*PROBLEM DESCRIPTION:* Copy exactly the lines from the start of the material through the line with "axisLeft, axisBottom, range". Pictures stay out of the copy.

*DATA SHOWN:*

------------------------

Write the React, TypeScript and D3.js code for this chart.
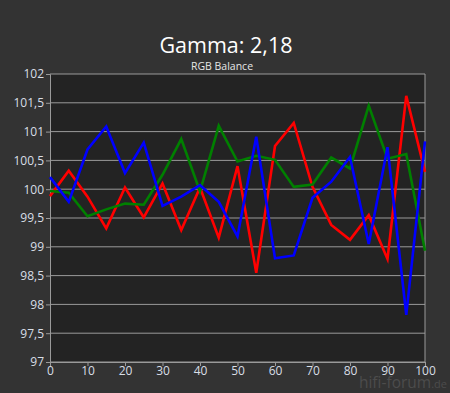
import * as React from "react";
import { useEffect, useRef } from "react";
import { select, scaleLinear, line, axisLeft, axisBottom, range } from "d3";

const xValues = range(0, 101, 5);
const redValues = [99.88, 100.32, 99.87, 99.32, 100.03, 99.51, 100.1, 99.29, 100.03, 99.16, 100.4, 98.55, 100.75, 101.15, 100.04, 99.38, 99.12, 99.55, 98.79, 101.62, 100.3];
const greenValues = [99.97, 99.94, 99.53, 99.65, 99.75, 99.73, 100.25, 100.87, 99.96, 101.1, 100.48, 100.58, 100.51, 100.04, 100.08, 100.55, 100.36, 101.45, 100.53, 100.61, 98.93];
const blueValues = [100.21, 99.78, 100.69, 101.09, 100.28, 100.81, 99.71, 99.87, 100.07, 99.78, 99.18, 100.91, 98.8, 98.85, 99.85, 100.13, 100.56, 99.05, 100.73, 97.82, 100.83];
const yTicks = range(97, 102.01, 0.5);
const xTicks = range(0, 101, 10);

const series = [
    { name: "R", color: "#ff0000", values: redValues },
    { name: "G", color: "#008000", values: greenValues },
    { name: "B", color: "#0000ff", values: blueValues },
];

const width = 450, height = 393;
const margin = { top: 74, right: 25, bottom: 31, left: 50 };
const font = "'Open Sans', 'Noto Sans', sans-serif";

const App: React.FC = () => {
    const node = useRef<SVGSVGElement>(null);

    useEffect(() => {
        const svg = select(node.current);
        svg.selectAll("*").remove();
        const w = width - margin.left - margin.right;
        const h = height - margin.top - margin.bottom;

        const x = scaleLinear().domain([0, 100]).range([0, w]);
        const y = scaleLinear().domain([97, 102]).range([h, 0]);

        svg.append("rect").attr("width", width).attr("height", height).attr("fill", "#333333");

        svg.append("text").attr("x", 226).attr("y", 53).attr("text-anchor", "middle")
            .attr("fill", "#ffffff").style("font-family", font).style("font-size", "21.5px")
            .text("Gamma: 2,18");
        svg.append("text").attr("x", 222).attr("y", 70).attr("text-anchor", "middle")
            .attr("fill", "#e6e6e6").style("font-family", font).style("font-size", "10.5px")
            .text("RGB Balance");

        const g = svg.append("g").attr("transform", `translate(${margin.left},${margin.top})`);
        g.append("rect").attr("width", w).attr("height", h).attr("fill", "#232323");

        g.selectAll(".grid").data(yTicks).enter().append("line")
            .attr("x1", 0).attr("x2", w)
            .attr("y1", d => y(d)).attr("y2", d => y(d))
            .attr("stroke", "#9a9a9a").attr("stroke-width", 1);

        g.append("line").attr("x1", w).attr("x2", w).attr("y1", 0).attr("y2", h)
            .attr("stroke", "#9a9a9a");

        const yAxis = g.append("g")
            .call(axisLeft(y).tickValues(yTicks).tickSize(4).tickPadding(2)
                .tickFormat(d => String(d).replace(".", ",")));
        const xAxis = g.append("g").attr("transform", `translate(0,${h})`)
            .call(axisBottom(x).tickValues(xTicks).tickSize(4).tickPadding(0));
        [yAxis, xAxis].forEach(a => {
            a.select(".domain").attr("stroke", "#9a9a9a");
            a.selectAll(".tick line").attr("stroke", "#9a9a9a");
            a.selectAll(".tick text").attr("fill", "#d8dee6")
                .style("font-family", font).style("font-size", "12px");
        });

        const path = line<number>().x((_, i) => x(xValues[i])).y(d => y(d));
        series.forEach(s => {
            g.append("path").datum(s.values).attr("d", path)
                .attr("fill", "none").attr("stroke", s.color)
                .attr("stroke-width", 2.6).attr("stroke-linejoin", "miter");
        });

        const wm = svg.append("text").attr("x", 447).attr("y", 388).attr("text-anchor", "end")
            .attr("fill", "#4c4c4c").style("font-family", font);
        wm.append("tspan").style("font-size", "15.5px").text("hifi-forum");
        wm.append("tspan").style("font-size", "11px").text(".de");
    }, []);

    return <svg width={width} height={height} ref={node} style={{ position: "fixed", left: 0, top: 0 }} />;
};

export default App;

------------------------

*THE ANSWER:*
Write the React, TypeScript and D3.js code for this chart.
import * as React from "react";
import { useEffect, useRef } from "react";
import { select, scaleLinear, line, axisLeft, axisBottom, range } from "d3";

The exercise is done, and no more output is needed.